_RECORDS:_
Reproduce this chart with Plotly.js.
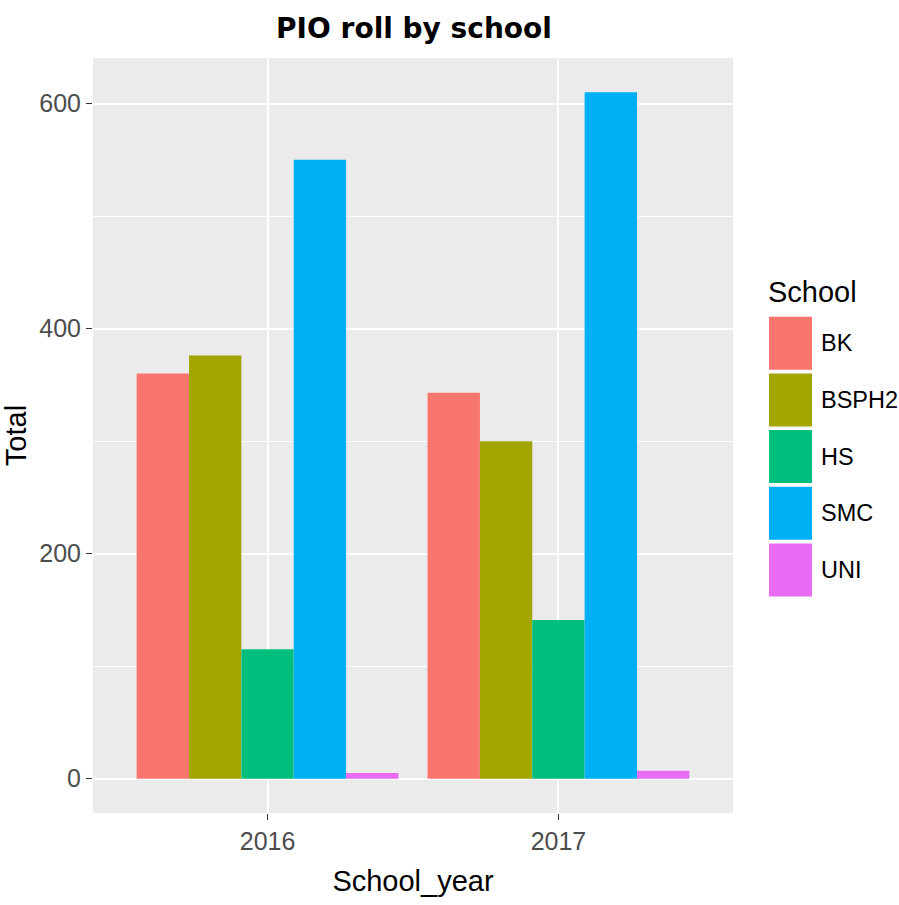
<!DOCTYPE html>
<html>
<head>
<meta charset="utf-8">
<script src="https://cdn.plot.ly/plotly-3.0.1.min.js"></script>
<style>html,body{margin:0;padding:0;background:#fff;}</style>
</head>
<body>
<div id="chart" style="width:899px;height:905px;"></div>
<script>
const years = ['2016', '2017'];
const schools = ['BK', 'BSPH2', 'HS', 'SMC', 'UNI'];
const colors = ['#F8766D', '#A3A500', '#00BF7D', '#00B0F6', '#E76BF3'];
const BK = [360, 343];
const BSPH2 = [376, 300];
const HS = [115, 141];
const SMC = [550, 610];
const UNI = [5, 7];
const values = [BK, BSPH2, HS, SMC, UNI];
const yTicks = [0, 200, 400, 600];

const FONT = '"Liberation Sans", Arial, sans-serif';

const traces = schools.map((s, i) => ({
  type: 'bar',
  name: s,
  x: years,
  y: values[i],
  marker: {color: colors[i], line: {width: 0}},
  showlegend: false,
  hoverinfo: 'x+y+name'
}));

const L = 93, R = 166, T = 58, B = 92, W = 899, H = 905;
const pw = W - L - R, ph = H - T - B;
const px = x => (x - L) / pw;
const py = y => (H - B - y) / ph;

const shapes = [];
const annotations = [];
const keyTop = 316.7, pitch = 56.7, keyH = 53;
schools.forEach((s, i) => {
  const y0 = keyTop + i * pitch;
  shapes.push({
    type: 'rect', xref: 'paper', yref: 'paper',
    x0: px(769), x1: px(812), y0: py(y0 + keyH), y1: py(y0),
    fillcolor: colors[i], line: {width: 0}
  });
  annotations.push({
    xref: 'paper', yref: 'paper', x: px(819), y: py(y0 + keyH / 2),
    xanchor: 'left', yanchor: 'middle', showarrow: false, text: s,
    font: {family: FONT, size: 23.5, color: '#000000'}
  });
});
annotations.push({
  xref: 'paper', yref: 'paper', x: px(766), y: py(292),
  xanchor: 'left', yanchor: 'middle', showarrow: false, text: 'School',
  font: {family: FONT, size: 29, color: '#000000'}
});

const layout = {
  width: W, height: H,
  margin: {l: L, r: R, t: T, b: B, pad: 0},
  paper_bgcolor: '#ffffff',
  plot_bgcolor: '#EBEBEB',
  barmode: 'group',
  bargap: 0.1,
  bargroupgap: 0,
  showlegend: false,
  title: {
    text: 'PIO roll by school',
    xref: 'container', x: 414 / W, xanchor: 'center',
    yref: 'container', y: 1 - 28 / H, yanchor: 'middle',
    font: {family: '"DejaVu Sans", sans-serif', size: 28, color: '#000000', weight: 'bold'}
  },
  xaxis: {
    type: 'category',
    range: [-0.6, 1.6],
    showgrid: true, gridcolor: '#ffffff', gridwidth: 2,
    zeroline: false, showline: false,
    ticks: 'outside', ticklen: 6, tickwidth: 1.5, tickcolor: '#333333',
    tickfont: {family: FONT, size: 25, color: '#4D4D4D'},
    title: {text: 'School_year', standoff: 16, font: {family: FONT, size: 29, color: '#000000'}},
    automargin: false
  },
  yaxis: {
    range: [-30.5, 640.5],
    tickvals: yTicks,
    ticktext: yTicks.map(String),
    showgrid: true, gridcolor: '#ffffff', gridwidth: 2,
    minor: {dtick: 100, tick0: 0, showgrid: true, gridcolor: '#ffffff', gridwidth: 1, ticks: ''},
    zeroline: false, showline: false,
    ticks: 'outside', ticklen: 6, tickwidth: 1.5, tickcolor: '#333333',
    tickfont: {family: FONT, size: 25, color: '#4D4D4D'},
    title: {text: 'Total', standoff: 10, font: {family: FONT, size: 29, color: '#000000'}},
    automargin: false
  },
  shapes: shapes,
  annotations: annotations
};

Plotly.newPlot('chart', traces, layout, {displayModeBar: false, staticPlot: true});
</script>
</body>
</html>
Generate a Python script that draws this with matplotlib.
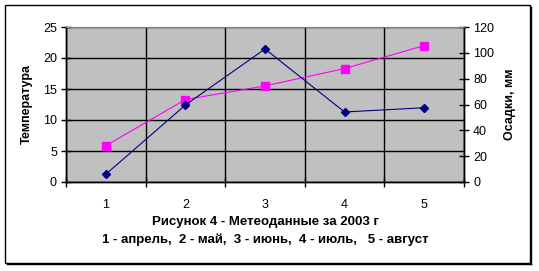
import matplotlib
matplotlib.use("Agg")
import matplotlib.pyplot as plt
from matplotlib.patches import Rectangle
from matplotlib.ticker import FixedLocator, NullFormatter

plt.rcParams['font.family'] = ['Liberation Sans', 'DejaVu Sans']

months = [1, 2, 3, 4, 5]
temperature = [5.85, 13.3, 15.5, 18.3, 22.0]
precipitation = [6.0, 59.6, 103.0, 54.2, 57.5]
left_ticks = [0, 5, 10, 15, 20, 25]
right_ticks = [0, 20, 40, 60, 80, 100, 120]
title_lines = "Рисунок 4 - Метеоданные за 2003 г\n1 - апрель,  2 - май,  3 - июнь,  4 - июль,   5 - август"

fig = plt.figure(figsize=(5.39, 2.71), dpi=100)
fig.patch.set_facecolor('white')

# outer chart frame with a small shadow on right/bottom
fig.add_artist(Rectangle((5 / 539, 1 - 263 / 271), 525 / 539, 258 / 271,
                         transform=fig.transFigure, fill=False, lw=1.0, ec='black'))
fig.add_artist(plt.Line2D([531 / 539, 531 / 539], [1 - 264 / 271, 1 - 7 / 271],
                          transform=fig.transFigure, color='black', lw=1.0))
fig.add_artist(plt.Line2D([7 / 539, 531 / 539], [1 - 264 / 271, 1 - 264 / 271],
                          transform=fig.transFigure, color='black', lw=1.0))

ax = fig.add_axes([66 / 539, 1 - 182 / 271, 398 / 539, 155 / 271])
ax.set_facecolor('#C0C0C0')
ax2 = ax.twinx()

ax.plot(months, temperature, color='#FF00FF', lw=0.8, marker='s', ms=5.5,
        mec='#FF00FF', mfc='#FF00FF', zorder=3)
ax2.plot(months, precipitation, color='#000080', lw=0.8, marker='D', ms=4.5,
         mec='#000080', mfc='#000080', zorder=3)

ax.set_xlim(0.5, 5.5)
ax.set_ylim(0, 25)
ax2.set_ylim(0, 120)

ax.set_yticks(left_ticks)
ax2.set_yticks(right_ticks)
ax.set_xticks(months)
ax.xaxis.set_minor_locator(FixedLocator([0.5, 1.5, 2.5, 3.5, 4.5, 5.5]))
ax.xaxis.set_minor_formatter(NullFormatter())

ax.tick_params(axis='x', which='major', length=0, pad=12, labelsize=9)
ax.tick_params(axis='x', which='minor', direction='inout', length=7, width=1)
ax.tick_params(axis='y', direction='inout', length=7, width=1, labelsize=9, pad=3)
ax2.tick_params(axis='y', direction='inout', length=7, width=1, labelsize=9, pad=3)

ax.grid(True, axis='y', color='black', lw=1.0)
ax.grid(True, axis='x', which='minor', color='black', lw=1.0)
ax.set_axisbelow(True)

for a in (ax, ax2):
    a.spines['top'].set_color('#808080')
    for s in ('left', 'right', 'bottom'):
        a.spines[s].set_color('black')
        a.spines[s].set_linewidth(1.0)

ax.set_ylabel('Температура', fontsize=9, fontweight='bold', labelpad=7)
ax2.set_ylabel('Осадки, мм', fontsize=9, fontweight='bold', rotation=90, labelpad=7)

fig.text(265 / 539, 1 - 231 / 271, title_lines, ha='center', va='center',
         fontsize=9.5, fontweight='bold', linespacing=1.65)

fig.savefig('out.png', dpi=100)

_INSTRUCTIONS FOR THE TASK:_ Repeat the data exactly in full, omitting its pictures.

_TASK RESPONSE:_
Reproduce this chart with Plotly.js.
<!DOCTYPE html>
<html>
<head>
<meta charset="utf-8">
<script src="https://cdn.plot.ly/plotly-3.0.1.min.js"></script>
<style>html,body{margin:0;padding:0;background:#fff;}</style>
</head>
<body>
<div id="chart" style="width:899px;height:905px;"></div>
<script>
const years = ['2016', '2017'];
const schools = ['BK', 'BSPH2', 'HS', 'SMC', 'UNI'];
const colors = ['#F8766D', '#A3A500', '#00BF7D', '#00B0F6', '#E76BF3'];
const BK = [360, 343];
const BSPH2 = [376, 300];
const HS = [115, 141];
const SMC = [550, 610];
const UNI = [5, 7];
const values = [BK, BSPH2, HS, SMC, UNI];
const yTicks = [0, 200, 400, 600];

const FONT = '"Liberation Sans", Arial, sans-serif';

const traces = schools.map((s, i) => ({
  type: 'bar',
  name: s,
  x: years,
  y: values[i],
  marker: {color: colors[i], line: {width: 0}},
  showlegend: false,
  hoverinfo: 'x+y+name'
}));

const L = 93, R = 166, T = 58, B = 92, W = 899, H = 905;
const pw = W - L - R, ph = H - T - B;
const px = x => (x - L) / pw;
const py = y => (H - B - y) / ph;

const shapes = [];
const annotations = [];
const keyTop = 316.7, pitch = 56.7, keyH = 53;
schools.forEach((s, i) => {
  const y0 = keyTop + i * pitch;
  shapes.push({
    type: 'rect', xref: 'paper', yref: 'paper',
    x0: px(769), x1: px(812), y0: py(y0 + keyH), y1: py(y0),
    fillcolor: colors[i], line: {width: 0}
  });
  annotations.push({
    xref: 'paper', yref: 'paper', x: px(819), y: py(y0 + keyH / 2),
    xanchor: 'left', yanchor: 'middle', showarrow: false, text: s,
    font: {family: FONT, size: 23.5, color: '#000000'}
  });
});
annotations.push({
  xref: 'paper', yref: 'paper', x: px(766), y: py(292),
  xanchor: 'left', yanchor: 'middle', showarrow: false, text: 'School',
  font: {family: FONT, size: 29, color: '#000000'}
});

const layout = {
  width: W, height: H,
  margin: {l: L, r: R, t: T, b: B, pad: 0},
  paper_bgcolor: '#ffffff',
  plot_bgcolor: '#EBEBEB',
  barmode: 'group',
  bargap: 0.1,
  bargroupgap: 0,
  showlegend: false,
  title: {
    text: 'PIO roll by school',
    xref: 'container', x: 414 / W, xanchor: 'center',
    yref: 'container', y: 1 - 28 / H, yanchor: 'middle',
    font: {family: '"DejaVu Sans", sans-serif', size: 28, color: '#000000', weight: 'bold'}
  },
  xaxis: {
    type: 'category',
    range: [-0.6, 1.6],
    showgrid: true, gridcolor: '#ffffff', gridwidth: 2,
    zeroline: false, showline: false,
    ticks: 'outside', ticklen: 6, tickwidth: 1.5, tickcolor: '#333333',
    tickfont: {family: FONT, size: 25, color: '#4D4D4D'},
    title: {text: 'School_year', standoff: 16, font: {family: FONT, size: 29, color: '#000000'}},
    automargin: false
  },
  yaxis: {
    range: [-30.5, 640.5],
    tickvals: yTicks,
    ticktext: yTicks.map(String),
    showgrid: true, gridcolor: '#ffffff', gridwidth: 2,
    minor: {dtick: 100, tick0: 0, showgrid: true, gridcolor: '#ffffff', gridwidth: 1, ticks: ''},
    zeroline: false, showline: false,
    ticks: 'outside', ticklen: 6, tickwidth: 1.5, tickcolor: '#333333',
    tickfont: {family: FONT, size: 25, color: '#4D4D4D'},
    title: {text: 'Total', standoff: 10, font: {family: FONT, size: 29, color: '#000000'}},
    automargin: false
  },
  shapes: shapes,
  annotations: annotations
};

Plotly.newPlot('chart', traces, layout, {displayModeBar: false, staticPlot: true});
</script>
</body>
</html>
Generate a Python script that draws this with matplotlib.
import matplotlib
matplotlib.use("Agg")
import matplotlib.pyplot as plt
from matplotlib.patches import Rectangle
from matplotlib.ticker import FixedLocator, NullFormatter

plt.rcParams['font.family'] = ['Liberation Sans', 'DejaVu Sans']

months = [1, 2, 3, 4, 5]
temperature = [5.85, 13.3, 15.5, 18.3, 22.0]
precipitation = [6.0, 59.6, 103.0, 54.2, 57.5]
left_ticks = [0, 5, 10, 15, 20, 25]
right_ticks = [0, 20, 40, 60, 80, 100, 120]
title_lines = "Рисунок 4 - Метеоданные за 2003 г\n1 - апрель,  2 - май,  3 - июнь,  4 - июль,   5 - август"

fig = plt.figure(figsize=(5.39, 2.71), dpi=100)
fig.patch.set_facecolor('white')

# outer chart frame with a small shadow on right/bottom
fig.add_artist(Rectangle((5 / 539, 1 - 263 / 271), 525 / 539, 258 / 271,
                         transform=fig.transFigure, fill=False, lw=1.0, ec='black'))
fig.add_artist(plt.Line2D([531 / 539, 531 / 539], [1 - 264 / 271, 1 - 7 / 271],
                          transform=fig.transFigure, color='black', lw=1.0))
fig.add_artist(plt.Line2D([7 / 539, 531 / 539], [1 - 264 / 271, 1 - 264 / 271],
                          transform=fig.transFigure, color='black', lw=1.0))

ax = fig.add_axes([66 / 539, 1 - 182 / 271, 398 / 539, 155 / 271])
ax.set_facecolor('#C0C0C0')
ax2 = ax.twinx()

ax.plot(months, temperature, color='#FF00FF', lw=0.8, marker='s', ms=5.5,
        mec='#FF00FF', mfc='#FF00FF', zorder=3)
ax2.plot(months, precipitation, color='#000080', lw=0.8, marker='D', ms=4.5,
         mec='#000080', mfc='#000080', zorder=3)

ax.set_xlim(0.5, 5.5)
ax.set_ylim(0, 25)
ax2.set_ylim(0, 120)

ax.set_yticks(left_ticks)
ax2.set_yticks(right_ticks)
ax.set_xticks(months)
ax.xaxis.set_minor_locator(FixedLocator([0.5, 1.5, 2.5, 3.5, 4.5, 5.5]))
ax.xaxis.set_minor_formatter(NullFormatter())

ax.tick_params(axis='x', which='major', length=0, pad=12, labelsize=9)
ax.tick_params(axis='x', which='minor', direction='inout', length=7, width=1)
ax.tick_params(axis='y', direction='inout', length=7, width=1, labelsize=9, pad=3)
ax2.tick_params(axis='y', direction='inout', length=7, width=1, labelsize=9, pad=3)

ax.grid(True, axis='y', color='black', lw=1.0)
ax.grid(True, axis='x', which='minor', color='black', lw=1.0)
ax.set_axisbelow(True)

for a in (ax, ax2):
    a.spines['top'].set_color('#808080')
    for s in ('left', 'right', 'bottom'):
        a.spines[s].set_color('black')
        a.spines[s].set_linewidth(1.0)

ax.set_ylabel('Температура', fontsize=9, fontweight='bold', labelpad=7)
ax2.set_ylabel('Осадки, мм', fontsize=9, fontweight='bold', rotation=90, labelpad=7)

fig.text(265 / 539, 1 - 231 / 271, title_lines, ha='center', va='center',
         fontsize=9.5, fontweight='bold', linespacing=1.65)

fig.savefig('out.png', dpi=100)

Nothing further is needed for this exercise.